Previous Nominations – Some Came Running (1958), The Apartment (1960), Irma La Douce (1963), The Turning Point (1977)
Jessica Lange – Blue Sky (1994)
This one is more like 'Two and Done'. At the 1982 Oscars Jessica Lange was nominated in both Actress (Frances) and Supporting Actress (Tootsie) categories. As was the custom back then she was awarded in Supporting like every other double nominee before her. The problem? Lange was not a Supporting player. She was an A List Leading lady and in much the same was a Cate Blanchett years later, the award she had didn’t seem commensurate with her stature. Continuing to accrue nominations (All in the Lead category) throughout the next decade by 1994 she was on her 6th in total. With arguably one of the weakest Actress line-ups ever, even the fact her film had been on the shelf for 3 years couldn’t stop her from triumphing. Whilst the Academy may have ignored her ever since, other bodies have done the opposite. With 3 Emmy’s, 2 Golden Globes and a Tony, her awards cupboard isn’t exactly bare.
Previous Nominations – Frances (1982), Tootsie (1982), Country (1984), Sweet Dreams (1985), Music Box (1990)
Susan Sarandon – Dean Man Walking (1995).

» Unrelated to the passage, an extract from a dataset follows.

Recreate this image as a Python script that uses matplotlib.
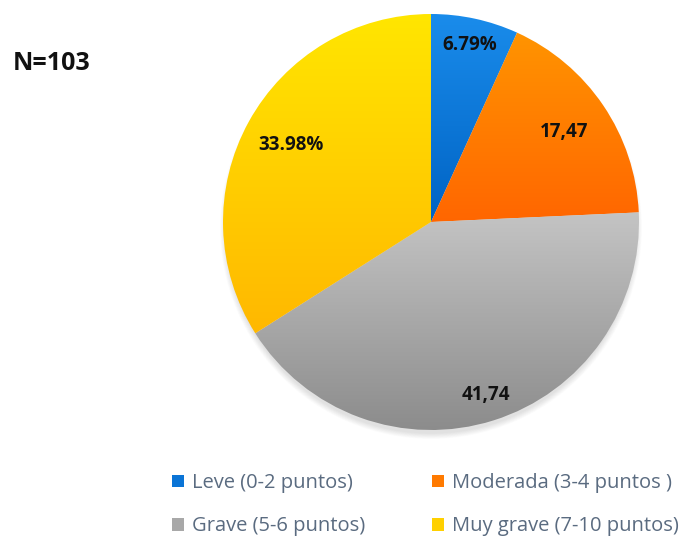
import numpy as np
import matplotlib.pyplot as plt
from matplotlib.colors import LinearSegmentedColormap
from matplotlib.patches import Patch, Circle

# data
labels = ['Leve (0-2 puntos)', 'Moderada (3-4 puntos )', 'Grave (5-6 puntos)', 'Muy grave (7-10 puntos)']
values = [6.79, 17.47, 41.74, 33.98]
value_text = ['6.79%', '17,47', '41,74', '33.98%']
label_dist = [0.87, 0.77, 0.87, 0.77]

top_colors = ['#1a8ceb', '#ff9400', '#c4c4c4', '#ffe600']
bottom_colors = ['#0063c4', '#ff6600', '#8c8c8c', '#ffb800']
legend_colors = ['#0a74d6', '#ff7a00', '#a8a8a8', '#ffd000']

fig = plt.figure(figsize=(6.98, 5.38), dpi=100)
ax = fig.add_axes([0, 0, 1, 1])

cx, cy, R = 431, 538 - 222, 208

# soft shadow under the pie
for i in range(10):
    ax.add_patch(Circle((cx, cy - 6), R + 3 - i * 0.6, color='black', alpha=0.01, lw=0, zorder=0))

wedges, _ = ax.pie(values, radius=R, center=(cx, cy), startangle=90, counterclock=False,
                   frame=True, wedgeprops=dict(linewidth=0))
ax.set_xlim(0, 698)
ax.set_ylim(0, 538)
ax.set_aspect('equal')
ax.axis('off')

for w, c0, c1 in zip(wedges, top_colors, bottom_colors):
    w.set_facecolor('none')
    ext = w.get_path().get_extents()
    cmap = LinearSegmentedColormap.from_list('g', [c1, c0])
    grad = np.linspace(0, 1, 256).reshape(-1, 1)
    im = ax.imshow(grad, cmap=cmap, origin='lower', aspect='auto',
                   extent=[ext.x0, ext.x1, ext.y0, ext.y1], zorder=1)
    im.set_clip_path(w)

# value labels
start = 90
for v, t, d in zip(values, value_text, label_dist):
    mid = np.deg2rad(start - v * 3.6 / 2)
    start -= v * 3.6
    ax.text(cx + d * R * np.cos(mid), cy + d * R * np.sin(mid), t, ha='center', va='center',
            fontsize=13.5, fontweight='bold', family='Open Sans', color='#111111', zorder=3)

ax.text(13, 538 - 64, 'N=103', fontsize=18, fontweight='bold', family='Open Sans',
        va='center', ha='left', color='#111111')

handles = [Patch(facecolor=c, edgecolor='none', label=l) for c, l in zip(legend_colors, labels)]
order = [0, 2, 1, 3]
leg = ax.legend([handles[i] for i in order], [labels[i] for i in order], ncol=2,
                loc='upper left', bbox_to_anchor=(164 / 698, 1 - 465 / 538), frameon=False,
                prop=dict(family='Open Sans', size=14.5), handlelength=0.6, handleheight=0.6,
                handletextpad=0.4, labelspacing=1.15, columnspacing=3.3, borderaxespad=0)
for t in leg.get_texts():
    t.set_color('#5a6b80')

fig.savefig('out.png', dpi=100)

It’s rare for an actress in her mid 40’s to suddenly reach a career high in the movies but the early 90’s were a golden period for Susan Sarandon, literally. First nommed for Atlantic City (1981) it took another decade for her to grab voters attention again. Once she did the nominations kept on coming. She nabbed four in 5 years between 1991 and her eventual win in 1995. You might assume that she’d just worn them down, but the performance was worthy and the standing ovation from her peers genuine. It’s strange then that to this day she has never been honoured again. There is no way her dying mother role in Stepmom (1998) gets overlooked if the Academy didn’t feel she had already been rewarded enough.
Previous Nominations – Atlantic City (1981), Thelma and Louise (1991), Lorenzo’s Oil (1992), The Client (1994)
But there’s still time. With three of the above mentioned still alive and consistently working they can look to the Oscar paths of some fellow ignored winners to see that it’s never too late.
Kate Winslet’s illustrious Oscar career came to a screeching halt after her win for The Reader (2008) on her 6th attempt. She’d averaged a nomination every couple of years up to that point, so it seemed like an eternity until she finally got nommed again for Steve Jobs (2015). Waiting even longer was eternal bridesmaid Al Pacino who had to wait until 1992 when he was double nominated for Glengarry Glen Ross and The Scent of a Woman. Winning for the latter it took an astonishing 27 years for The Academy to notice him again when he was nominated last year for The Irishman.
By that reckoning Jessica and Susan only have a couple of years to wait until they are back on Oscar’s radar.